▶ [PROVIDED DATA]
....
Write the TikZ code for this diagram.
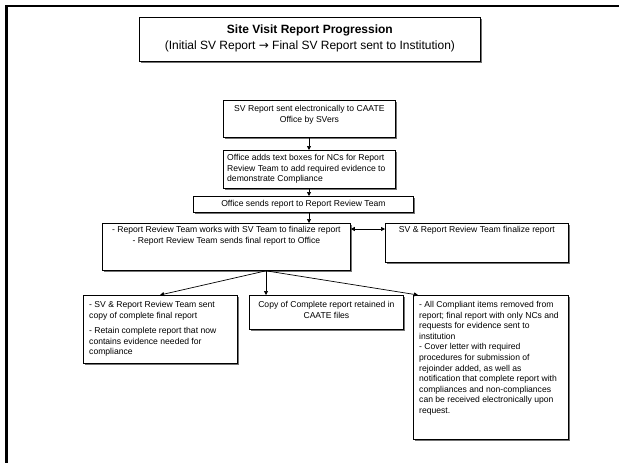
\documentclass[tikz,border=0pt]{standalone}
\usepackage{fontspec}
\setmainfont{Liberation Sans}
\newfontfamily\symf{DejaVu Sans}
\usetikzlibrary{arrows.meta,shadows}
\begin{document}
\begin{tikzpicture}[x=1pt,y=-1pt,
  boxst/.style={draw=black, line width=0.8pt, fill=white, rectangle, inner sep=0pt, anchor=north west,
    drop shadow={shadow xshift=1.1pt, shadow yshift=-1.1pt, fill=black!55, opacity=1}},
  txt/.style={inner sep=0pt, font=\fontsize{8.6}{10.6}\selectfont},
  arr/.style={-{Triangle[length=4pt,width=4pt]}, line width=0.7pt},
  darr/.style={{Triangle[length=4pt,width=4pt]}-{Triangle[length=4pt,width=4pt]}, line width=0.7pt},
]
\useasboundingbox (0,0) rectangle (619,463);
\clip (0,0) rectangle (619,463);
\fill[white] (0,0) rectangle (619,463);
% outer frame
\draw[line width=2.6pt] (6.5,480) -- (6.5,6) -- (640,6);

% title
\node (ttl) [boxst, minimum width=341pt, minimum height=44pt] at (139,17) {};
\node (ttltxt) [inner sep=0pt, align=center, font=\fontsize{12}{16.5}\selectfont] at ([yshift=1pt]ttl.center)
  {\textbf{Site Visit Report Progression}\\(Initial SV Report {\symf →} Final SV Report sent to Institution)};

% boxes
\node (b1) [boxst, minimum width=172pt, minimum height=37pt] at (223,100) {};
\node (b2) [boxst, minimum width=172pt, minimum height=38pt] at (223,150) {};
\node (b3) [boxst, minimum width=220pt, minimum height=16pt] at (193,196) {};
\node (b4) [boxst, minimum width=248pt, minimum height=47pt] at (102,223) {};
\node (b5) [boxst, minimum width=183pt, minimum height=39pt] at (385,223) {};
\node (b6) [boxst, minimum width=154pt, minimum height=68pt] at (83,295) {};
\node (b7) [boxst, minimum width=154pt, minimum height=34pt] at (249,295) {};
\node (b8) [boxst, minimum width=155pt, minimum height=144pt] at (413,295) {};

% texts
\node (t1) [txt, anchor=north, align=center] at ([yshift=-5pt]b1.north)
  {SV Report sent electronically to CAATE\\Office by SVers};
\node (t2) [txt, anchor=north west, align=left] at ([xshift=4pt,yshift=-4pt]b2.north west)
  {Office adds text boxes for NCs for Report\\Review Team to add required evidence to\\demonstrate Compliance};
\node (t3) [txt, anchor=center] at (b3.center) {Office sends report to Report Review Team};
\node (t4) [txt, anchor=north, align=center] at ([yshift=-3pt]b4.north)
  {- Report Review Team works with SV Team to finalize report\\- Report Review Team sends final report to Office};
\node (t5) [txt, anchor=north, align=center] at ([yshift=-3pt]b5.north)
  {SV \& Report Review Team finalize report};
\node (t6) [txt, anchor=north west, align=left] at ([xshift=6pt,yshift=-6pt]b6.north west)
  {- SV \& Report Review Team sent\\copy of complete final report\\[5pt]- Retain complete report that now\\contains evidence needed for\\compliance};
\node (t7) [txt, anchor=north, align=center] at ([yshift=-6pt]b7.north)
  {Copy of Complete report retained in\\CAATE files};
\node (t8) [txt, anchor=north west, align=left] at ([xshift=6pt,yshift=-6pt]b8.north west)
  {- All Compliant items removed from\\report; final report with only NCs and\\requests for evidence sent to\\institution\\- Cover letter with required\\procedures for submission of\\rejoinder added, as well as\\notification that complete report with\\compliances and non-compliances\\can be received electronically upon\\request.};

% connectors
\coordinate (spine1) at ([xshift=86pt]b1.south west);
\coordinate (fork) at ([xshift=164pt]b4.south west);
\draw[arr] (spine1) -- (spine1 |- b2.north);
\draw[arr] (spine1 |- b2.south) -- (spine1 |- b3.north);
\draw[arr] (spine1 |- b3.south) -- (spine1 |- b4.north);
\draw[darr] ([yshift=-6pt]b4.north east) -- ([yshift=-6pt]b4.north east -| b5.west);
\draw[arr] (fork) -- ([xshift=77pt]b6.north west);
\draw[arr] (fork) -- (fork |- b7.north);
\draw[arr] (fork) -- ([xshift=5pt]b8.north west);
\end{tikzpicture}
\end{document}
....
▶ [WHAT TO WORK ON] Restate the whole listing above exactly, except for its images.

▶ [ANSWER TO THIS TASK]
Write the TikZ code for this diagram.
\documentclass[tikz,border=0pt]{standalone}
\usepackage{fontspec}
\setmainfont{Liberation Sans}
\newfontfamily\symf{DejaVu Sans}
\usetikzlibrary{arrows.meta,shadows}
\begin{document}
\begin{tikzpicture}[x=1pt,y=-1pt,
  boxst/.style={draw=black, line width=0.8pt, fill=white, rectangle, inner sep=0pt, anchor=north west,
    drop shadow={shadow xshift=1.1pt, shadow yshift=-1.1pt, fill=black!55, opacity=1}},
  txt/.style={inner sep=0pt, font=\fontsize{8.6}{10.6}\selectfont},
  arr/.style={-{Triangle[length=4pt,width=4pt]}, line width=0.7pt},
  darr/.style={{Triangle[length=4pt,width=4pt]}-{Triangle[length=4pt,width=4pt]}, line width=0.7pt},
]
\useasboundingbox (0,0) rectangle (619,463);
\clip (0,0) rectangle (619,463);
\fill[white] (0,0) rectangle (619,463);
% outer frame
\draw[line width=2.6pt] (6.5,480) -- (6.5,6) -- (640,6);

% title
\node (ttl) [boxst, minimum width=341pt, minimum height=44pt] at (139,17) {};
\node (ttltxt) [inner sep=0pt, align=center, font=\fontsize{12}{16.5}\selectfont] at ([yshift=1pt]ttl.center)
  {\textbf{Site Visit Report Progression}\\(Initial SV Report {\symf →} Final SV Report sent to Institution)};

% boxes
\node (b1) [boxst, minimum width=172pt, minimum height=37pt] at (223,100) {};
\node (b2) [boxst, minimum width=172pt, minimum height=38pt] at (223,150) {};
\node (b3) [boxst, minimum width=220pt, minimum height=16pt] at (193,196) {};
\node (b4) [boxst, minimum width=248pt, minimum height=47pt] at (102,223) {};
\node (b5) [boxst, minimum width=183pt, minimum height=39pt] at (385,223) {};
\node (b6) [boxst, minimum width=154pt, minimum height=68pt] at (83,295) {};
\node (b7) [boxst, minimum width=154pt, minimum height=34pt] at (249,295) {};
\node (b8) [boxst, minimum width=155pt, minimum height=144pt] at (413,295) {};

% texts
\node (t1) [txt, anchor=north, align=center] at ([yshift=-5pt]b1.north)
  {SV Report sent electronically to CAATE\\Office by SVers};
\node (t2) [txt, anchor=north west, align=left] at ([xshift=4pt,yshift=-4pt]b2.north west)
  {Office adds text boxes for NCs for Report\\Review Team to add required evidence to\\demonstrate Compliance};
\node (t3) [txt, anchor=center] at (b3.center) {Office sends report to Report Review Team};
\node (t4) [txt, anchor=north, align=center] at ([yshift=-3pt]b4.north)
  {- Report Review Team works with SV Team to finalize report\\- Report Review Team sends final report to Office};
\node (t5) [txt, anchor=north, align=center] at ([yshift=-3pt]b5.north)
  {SV \& Report Review Team finalize report};
\node (t6) [txt, anchor=north west, align=left] at ([xshift=6pt,yshift=-6pt]b6.north west)
  {- SV \& Report Review Team sent\\copy of complete final report\\[5pt]- Retain complete report that now\\contains evidence needed for\\compliance};
\node (t7) [txt, anchor=north, align=center] at ([yshift=-6pt]b7.north)
  {Copy of Complete report retained in\\CAATE files};
\node (t8) [txt, anchor=north west, align=left] at ([xshift=6pt,yshift=-6pt]b8.north west)
  {- All Compliant items removed from\\report; final report with only NCs and\\requests for evidence sent to\\institution\\- Cover letter with required\\procedures for submission of\\rejoinder added, as well as\\notification that complete report with\\compliances and non-compliances\\can be received electronically upon\\request.};

% connectors
\coordinate (spine1) at ([xshift=86pt]b1.south west);
\coordinate (fork) at ([xshift=164pt]b4.south west);
\draw[arr] (spine1) -- (spine1 |- b2.north);
\draw[arr] (spine1 |- b2.south) -- (spine1 |- b3.north);
\draw[arr] (spine1 |- b3.south) -- (spine1 |- b4.north);
\draw[darr] ([yshift=-6pt]b4.north east) -- ([yshift=-6pt]b4.north east -| b5.west);
\draw[arr] (fork) -- ([xshift=77pt]b6.north west);
\draw[arr] (fork) -- (fork |- b7.north);
\draw[arr] (fork) -- ([xshift=5pt]b8.north west);
\end{tikzpicture}
\end{document}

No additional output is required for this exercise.